Alice has to find a way of making it public.
She hurries away from the Mesh Lab and turns a corner, where she comes face to face with someone who is looking at her twice: staring right at her, in fact.
It is the man from Central Plaza, the one who shot her. She only glimpsed him for a moment and from a distance, but as soon as she sees him she is sure. He is dressed identically to the two guards she shot: charcoal fatigues. He has the same athletic build, and his identity reads blank: clearance-protected.
His voice is quiet but forceful, a tone of controlled aggression that is unused to refusal.
“Where the hell do you think you’re going?”
THE GIFTED ONES
They are mere toddlers, four of them. Nikki would put them at around two, maybe three, chasing each other aimlessly but joyfully around a square of lawn. There are two adult supervisors, a man and a woman, vigilantly ready to intervene but otherwise keeping their distance. When the woman turns, Nikki sees that she is cradling an infant in her arms.
This is a bigger secret than mind-control devices or Project Sentinel. Someone is raising children on CdC, which is as unethical as it is illegal to the extent that women are forced to abort pregnancies or fly back to Earth to give birth.
These are not mere visitors. This garden proves that. Someone wants young bones to develop properly, under standard gravity while playing outdoors and enjoying nature; or as close to nature and outdoors as you’re going to get here.
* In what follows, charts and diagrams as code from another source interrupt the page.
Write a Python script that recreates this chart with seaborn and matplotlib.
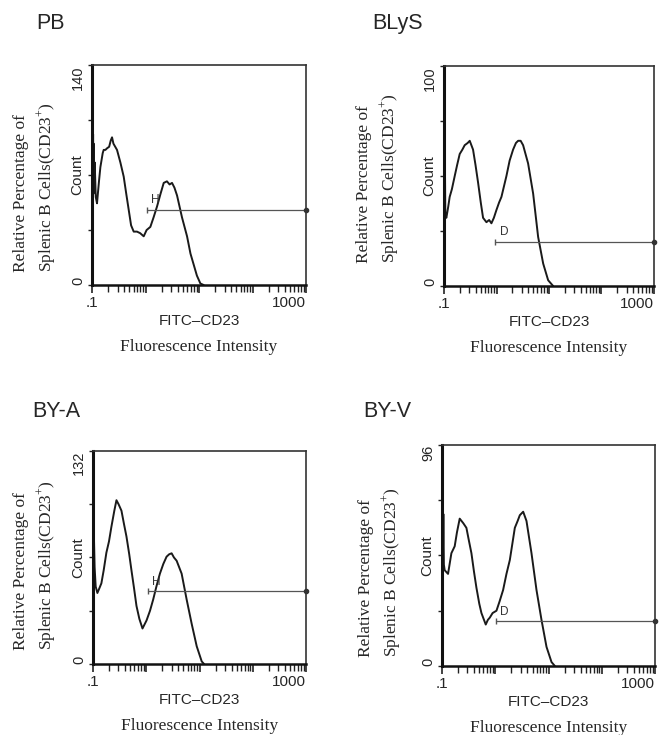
import numpy as np
import pandas as pd
import matplotlib
matplotlib.use("Agg")
import matplotlib.pyplot as plt
import seaborn as sns

sns.set_style("white")
plt.rcParams['font.family'] = ['Liberation Sans', 'DejaVu Sans']
plt.rcParams['mathtext.fontset'] = 'custom'
plt.rcParams['mathtext.rm'] = 'Liberation Serif'

# ---- data (log10 fluorescence, count) ----
panels = ["PB", "BLyS", "BY-A", "BY-V"]
y_max = [140, 100, 132, 96]

pb_log = [-0.99, -0.985, -0.98, -0.975, -0.97, -0.96, -0.95, -0.93, -0.907, -0.87,
          -0.844, -0.80, -0.782, -0.75, -0.72, -0.68, -0.65, -0.626, -0.60, -0.533,
          -0.47, -0.408, -0.36, -0.315, -0.27, -0.221, -0.16, -0.10, -0.034, 0.02,
          0.09, 0.15, 0.215, 0.28, 0.34, 0.40, 0.45, 0.495, 0.54, 0.589,
          0.682, 0.776, 0.84, 0.90, 0.96, 1.025, 1.087]
pb_count = [100, 62, 96, 58, 90, 60, 78, 56, 52, 66,
            75, 84, 86, 86, 87, 88, 92, 94, 90, 86,
            78, 69, 58, 48, 38, 34, 34, 33, 31, 35,
            37, 43, 50, 58, 65, 66, 64, 65, 62, 57,
            43, 31, 20, 13, 6, 1, 0]

blys_log = [-0.995, -0.99, -0.985, -0.975, -0.955, -0.92, -0.892, -0.85, -0.796, -0.75,
            -0.701, -0.65, -0.606, -0.55, -0.51, -0.447, -0.40, -0.351, -0.30, -0.256,
            -0.192, -0.14, -0.097, -0.05, -0.002, 0.05, 0.094, 0.189, 0.25, 0.316,
            0.37, 0.412, 0.46, 0.507, 0.602, 0.698, 0.793, 0.889, 0.984, 1.079]
blys_count = [64, 35, 63, 32, 31, 36, 40.5, 44, 50, 55,
              60, 62, 64, 65, 66, 62, 55, 47, 38, 31,
              29, 30, 28.5, 31, 34.5, 38, 40.5, 50, 57, 62,
              65, 66, 66, 64, 55.7, 42, 22.3, 10.2, 2.6, 0]

bya_log = [-0.99, -0.97, -0.95, -0.918, -0.88, -0.843, -0.80, -0.749, -0.70, -0.655,
           -0.60, -0.56, -0.52, -0.466, -0.42, -0.372, -0.32, -0.278, -0.23, -0.184,
           -0.13, -0.071, 0.005, 0.07, 0.13, 0.19, 0.256, 0.32, 0.381, 0.43,
           0.476, 0.52, 0.57, 0.664, 0.758, 0.852, 0.947, 1.041, 1.085]
bya_count = [89, 60, 48, 44, 47, 50, 58, 69, 76, 85,
             95, 101.5, 99, 95, 87, 79, 68, 58, 47, 36,
             28, 22, 27, 33, 40, 48, 56, 62, 66.5, 68,
             68.6, 66, 64, 56, 40, 25, 11, 1.6, 0]

byv_log = [-0.995, -0.985, -0.975, -0.965, -0.95, -0.887, -0.824, -0.762, -0.72, -0.668,
           -0.60, -0.542, -0.50, -0.448, -0.40, -0.354, -0.30, -0.26, -0.179, -0.14,
           -0.103, -0.05, 0.022, 0.08, 0.147, 0.21, 0.273, 0.32, 0.367, 0.42,
           0.461, 0.524, 0.586, 0.68, 0.774, 0.868, 0.962, 1.056, 1.119]
byv_count = [68, 42, 66, 44, 41.6, 40, 49, 52, 58, 64,
             62, 60, 55, 49, 41, 34, 27, 23, 18, 20,
             21, 23, 24, 28, 33, 40, 46, 53, 60, 63,
             65.5, 67, 63, 49, 33, 20, 8.3, 1.7, 0]

curves_log = [pb_log, blys_log, bya_log, byv_log]
curves_count = [pb_count, blys_count, bya_count, byv_count]

# gate markers
gate_name = ["H", "D", "H", "D"]
gate_start = [0.028, -0.02, 0.036, 0.022]   # log10
gate_level = [47.7, 20, 45.5, 19.4]
gate_text_x = [0.10, 0.07, 0.11, 0.09]
gate_text_y = [54, 24.5, 51, 23.5]

# ---- layout (figure fractions) ----
axes_pos = [[0.1388, 0.6122, 0.3228, 0.2993],
            [0.6697, 0.6109, 0.3167, 0.2993],
            [0.1403, 0.0966, 0.3213, 0.2898],
            [0.6667, 0.0939, 0.3213, 0.3007]]
title_pos = [(36, 29), (372, 29), (32, 417), (363, 417)]   # pixel x, baseline y
outer_dx = [56, 65, 57, 61]      # px left of axes for outer label centre
outer_dy = [13, 23, 14, 9]       # px above axes bottom

W, H = 663, 735
fig = plt.figure(figsize=(W / 100, H / 100), dpi=100)

for i, name in enumerate(panels):
    ax = fig.add_axes(axes_pos[i])
    df = pd.DataFrame({"fl": 10 ** np.array(curves_log[i]), "count": curves_count[i]})
    sns.lineplot(data=df, x="fl", y="count", ax=ax, color="#1a1a1a", lw=1.4)

    # gate bar
    g0 = 10 ** gate_start[i]
    ax.plot([g0, 1000], [gate_level[i]] * 2, color="#555555", lw=0.9)
    ax.plot([g0], [gate_level[i]], marker="|", ms=5, color="#555555", mew=1)
    ax.plot([1000], [gate_level[i]], marker="o", ms=3, color="#333333", clip_on=False)
    ax.text(10 ** gate_text_x[i], gate_text_y[i], gate_name[i], fontsize=8.5,
            color="#333333", ha="left", va="center")

    ax.set_xscale("log")
    ax.set_xlim(0.1, 1000)
    ax.set_ylim(0, y_max[i])
    ax.set_xlabel("")
    ax.set_ylabel("")

    # x ticks
    ax.set_xticks([0.1, 1, 10, 100, 1000])
    ax.set_xticklabels([".1", "", "", "", "1000"], fontsize=11)
    ax.get_xticklabels()[-1].set_ha("right")
    ax.xaxis.set_minor_locator(matplotlib.ticker.LogLocator(base=10, subs=np.arange(2, 10)))
    ax.xaxis.set_minor_formatter(matplotlib.ticker.NullFormatter())
    ax.tick_params(axis="x", which="major", direction="out", length=6, width=1.2,
                   pad=2, bottom=True, color="#222222")
    ax.tick_params(axis="x", which="minor", direction="out", length=5, width=1.0,
                   bottom=True, color="#222222")

    # y ticks
    ym = y_max[i]
    ax.set_yticks([0, ym * 0.25, ym * 0.5, ym * 0.75, ym])
    ax.set_yticklabels(["0", "", "", "", str(ym)], rotation=90, fontsize=10.5)
    ylabs = ax.get_yticklabels()
    ylabs[0].set_va("bottom")
    ylabs[-1].set_va("top")
    ax.tick_params(axis="y", direction="out", length=3, width=1, pad=2,
                   left=True, color="#222222")

    for side in ["top", "right"]:
        ax.spines[side].set_linewidth(1.2)
        ax.spines[side].set_color("#333333")
    ax.spines["left"].set_linewidth(2.2)
    ax.spines["bottom"].set_linewidth(1.8)
    ax.spines["left"].set_color("#111111")
    ax.spines["bottom"].set_color("#111111")

    # axis texts
    ax.annotate("Count", xy=(0, 0.5), xycoords="axes fraction",
                xytext=(-15 * 0.72, 0), textcoords="offset points",
                rotation=90, ha="center", va="center", fontsize=11)
    ax.annotate("FITC–CD23", xy=(0.5, 0), xycoords="axes fraction",
                xytext=(0, -36 * 0.72), textcoords="offset points",
                ha="center", va="center", fontsize=11)
    ax.annotate("Fluorescence Intensity", xy=(0.5, 0), xycoords="axes fraction",
                xytext=(0, -62 * 0.72), textcoords="offset points",
                ha="center", va="center", fontsize=12.5, family="Liberation Serif")
    ax.annotate("Relative Percentage of\nSplenic B Cells(CD23$^{+}$)",
                xy=(0, 0), xycoords="axes fraction",
                xytext=(-outer_dx[i] * 0.72, outer_dy[i] * 0.72), textcoords="offset points",
                rotation=90, ha="center", va="bottom", multialignment="left",
                linespacing=1.45, fontsize=12.5, family="Liberation Serif")

    tx, ty = title_pos[i]
    fig.text(tx / W, 1 - ty / H, name, fontsize=15.5, ha="left", va="baseline")

fig.savefig("out.png", dpi=100)
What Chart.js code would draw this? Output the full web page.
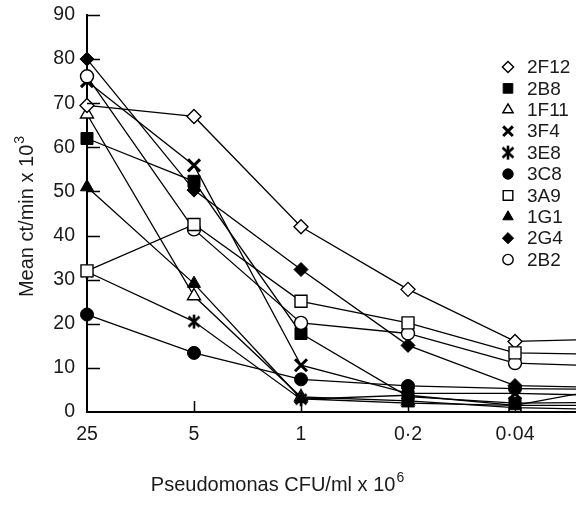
<!DOCTYPE html>
<html><head><meta charset="utf-8">
<script src="https://cdn.jsdelivr.net/npm/chart.js@4/dist/chart.umd.min.js"></script>
<style>html,body{margin:0;padding:0;background:#fff;overflow:hidden}#wrap{width:576px;height:522px}</style>
</head><body><div id="wrap"><canvas id="c" width="576" height="522"></canvas></div>
<script>
// Category positions (index along x) and visible tick labels
const concentrations = ['25', '5', '1', '0·2', '0·04', '0·008'];
const tickLabels = ['25', '5', '1', '0·2', '0·04'];
const yTicks = [0, 10, 20, 30, 40, 50, 60, 70, 80, 90];
const seriesNames = ['2F12', '2B8', '1F11', '3F4', '3E8', '3C8', '3A9', '1G1', '2G4', '2B2'];

// Mean ct/min x 10^3 for each antibody, one value per concentration
const v2F12 = [69.5, 67, 42, 27.8, 16, 16.6];
const v2B8  = [62, 52.3, 17.8, 3.5, 2.0, 2.2];
const v1F11 = [67.5, 26.3, 3.4, 2.5, 1.0, 0.5];
const v3F4  = [75, 55.9, 10.6, 4.2, 4.2, 3.7];
const v3E8  = [31.8, 20.5, 2.9, 3.8, 1.5, 6.0];
const v3C8  = [22.1, 13.4, 7.4, 5.9, 5.3, 5.1];
const v3A9  = [32, 42.5, 25.1, 20.2, 13.4, 13.0];
const v1G1  = [51, 29.1, 3.0, 2.0, 1.5, 1.5];
const v2G4  = [80, 50.3, 32.3, 15.1, 6.0, 5.5];
const v2B2  = [76.1, 41.4, 20.2, 17.8, 11.1, 10.3];
const seriesValues = [v2F12, v2B8, v1F11, v3F4, v3E8, v3C8, v3A9, v1G1, v2G4, v2B2];

// asterisk marker (6 arms)
function makeAsterisk() {
  const cv = document.createElement('canvas');
  cv.width = 16; cv.height = 16;
  const g = cv.getContext('2d');
  g.strokeStyle = '#000'; g.lineWidth = 2.6; g.lineCap = 'butt';
  g.beginPath();
  g.moveTo(8, 1); g.lineTo(8, 15);
  g.moveTo(2.5, 3); g.lineTo(13.5, 13);
  g.moveTo(13.5, 3); g.lineTo(2.5, 13);
  g.stroke();
  return cv;
}
const asterisk = makeAsterisk();

const styles = [
  {pointStyle: 'rectRot', r: 7, fill: '#fff', bw: 1.4, order: 3},
  {pointStyle: 'rect', r: 8.5, fill: '#000', bw: 1, order: 2},
  {pointStyle: 'triangle', r: 7.5, fill: '#fff', bw: 1.4, order: 6},
  {pointStyle: 'crossRot', r: 8.5, fill: '#000', bw: 3, order: 7},
  {pointStyle: asterisk, r: 8, fill: '#000', bw: 1, order: 9},
  {pointStyle: 'circle', r: 6.5, fill: '#000', bw: 1, order: 8},
  {pointStyle: 'rect', r: 8.5, fill: '#fff', bw: 1.4, order: 0},
  {pointStyle: 'triangle', r: 7.5, fill: '#000', bw: 1, order: 5},
  {pointStyle: 'rectRot', r: 7, fill: '#000', bw: 1, order: 4},
  {pointStyle: 'circle', r: 6.5, fill: '#fff', bw: 1.4, order: 1}
];

const FONT = '"Liberation Sans", Arial, Helvetica, sans-serif';

const datasets = seriesNames.map((name, i) => ({
  label: name,
  data: seriesValues[i].map((v, k) => ({x: k, y: v})),
  order: styles[i].order,
  borderColor: '#000',
  borderWidth: 1.3,
  pointStyle: styles[i].pointStyle,
  pointRadius: styles[i].r,
  pointHoverRadius: styles[i].r,
  pointBackgroundColor: styles[i].fill,
  pointBorderColor: '#000',
  pointBorderWidth: styles[i].bw,
  fill: false,
  tension: 0,
  clip: false
}));

const decor = {
  id: 'decor',
  afterDraw(chart) {
    const ctx = chart.ctx;
    const xs = chart.scales.x, ys = chart.scales.y;
    const area = chart.chartArea;
    ctx.save();
    // inward tick marks
    ctx.strokeStyle = '#000'; ctx.lineWidth = 1.5;
    ctx.beginPath();
    yTicks.forEach(v => {
      if (v === 0) return;
      const y = Math.round(ys.getPixelForValue(v)) + 0.5;
      ctx.moveTo(area.left, y); ctx.lineTo(area.left + 13, y);
    });
    tickLabels.forEach((t, k) => {
      if (k === 0) return;
      const x = Math.round(xs.getPixelForValue(k)) + 0.5;
      ctx.moveTo(x, area.bottom); ctx.lineTo(x, area.bottom - 11);
    });
    ctx.stroke();

    // legend
    ctx.font = '19px ' + FONT;
    ctx.textBaseline = 'middle';
    ctx.textAlign = 'left';
    chart.data.datasets.forEach((ds, i) => {
      const y = 67 + i * 21.4;
      ctx.fillStyle = ds.pointBackgroundColor;
      ctx.strokeStyle = '#000';
      ctx.lineWidth = ds.pointBorderWidth;
      Chart.helpers.drawPoint(ctx, {pointStyle: ds.pointStyle, radius: ds.pointRadius * 0.8, borderWidth: ds.pointBorderWidth, rotation: 0}, 508, y);
      ctx.fillStyle = '#1a1a1a';
      ctx.fillText(ds.label, 527, y + 1);
    });

    // axis titles with superscripts
    ctx.fillStyle = '#1a1a1a';
    const main = 'Pseudomonas CFU/ml x 10', sup = '6';
    ctx.font = '20px ' + FONT;
    const wm = ctx.measureText(main).width;
    ctx.font = '14px ' + FONT;
    const ws = ctx.measureText(sup).width;
    let x0 = 277 - (wm + ws) / 2;
    ctx.font = '20px ' + FONT;
    ctx.textBaseline = 'alphabetic';
    ctx.fillText(main, x0, 491);
    ctx.font = '14px ' + FONT;
    ctx.fillText(sup, x0 + wm + 1, 482);

    const ymain = 'Mean ct/min x 10', ysup = '3';
    ctx.font = '20px ' + FONT;
    const wym = ctx.measureText(ymain).width;
    ctx.font = '14px ' + FONT;
    const wys = ctx.measureText(ysup).width;
    ctx.translate(33, 217);
    ctx.rotate(-Math.PI / 2);
    const s0 = -(wym + wys) / 2;
    ctx.font = '20px ' + FONT;
    ctx.fillText(ymain, s0, 0);
    ctx.font = '14px ' + FONT;
    ctx.fillText(ysup, s0 + wym + 1, -9);
    ctx.restore();
  }
};

new Chart(document.getElementById('c'), {
  type: 'line',
  data: {datasets},
  plugins: [decor],
  options: {
    responsive: false,
    animation: false,
    devicePixelRatio: 1,
    layout: {autoPadding: false, padding: {top: 15, right: 0, bottom: 0, left: 0}},
    plugins: {legend: {display: false}, tooltip: {enabled: false}, title: {display: false}},
    scales: {
      x: {
        type: 'linear',
        min: 0,
        max: 4.57,
        afterBuildTicks: s => { s.ticks = tickLabels.map((t, k) => ({value: k})); },
        afterFit: s => { s.height = 110; s.paddingLeft = 0; s.paddingRight = 0; },
        grid: {display: false, drawTicks: false},
        border: {display: true, color: '#000', width: 2},
        ticks: {
          padding: 11,
          color: '#1a1a1a',
          font: {family: FONT, size: 19.5},
          maxRotation: 0,
          callback: v => tickLabels[v]
        }
      },
      y: {
        type: 'linear',
        min: 0,
        max: 90,
        afterBuildTicks: s => { s.ticks = yTicks.map(v => ({value: v})); },
        afterFit: s => { s.width = 87; s.paddingTop = 0; s.paddingBottom = 0; },
        grid: {display: false, drawTicks: false},
        border: {display: true, color: '#000', width: 2},
        ticks: {
          padding: 12,
          color: '#1a1a1a',
          font: {family: FONT, size: 19.5},
          callback: v => String(v)
        }
      }
    }
  }
});
</script>
</body></html>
Nikki hasn’t seen children in the flesh in fifteen years. The sight of them is almost paralysing. She wants to get closer, wants to reach out and hold them but she has to stay hidden.
Her eyes mist, a rush of feelings and memories coming back, lying dormant but so close to the surface. The sluice-gates open on a flood of hurt she tried to escape, but there is not only pain: there are good things too. Things she once had but lost. Things she could not stand the loss of. Things that made her who she used to be.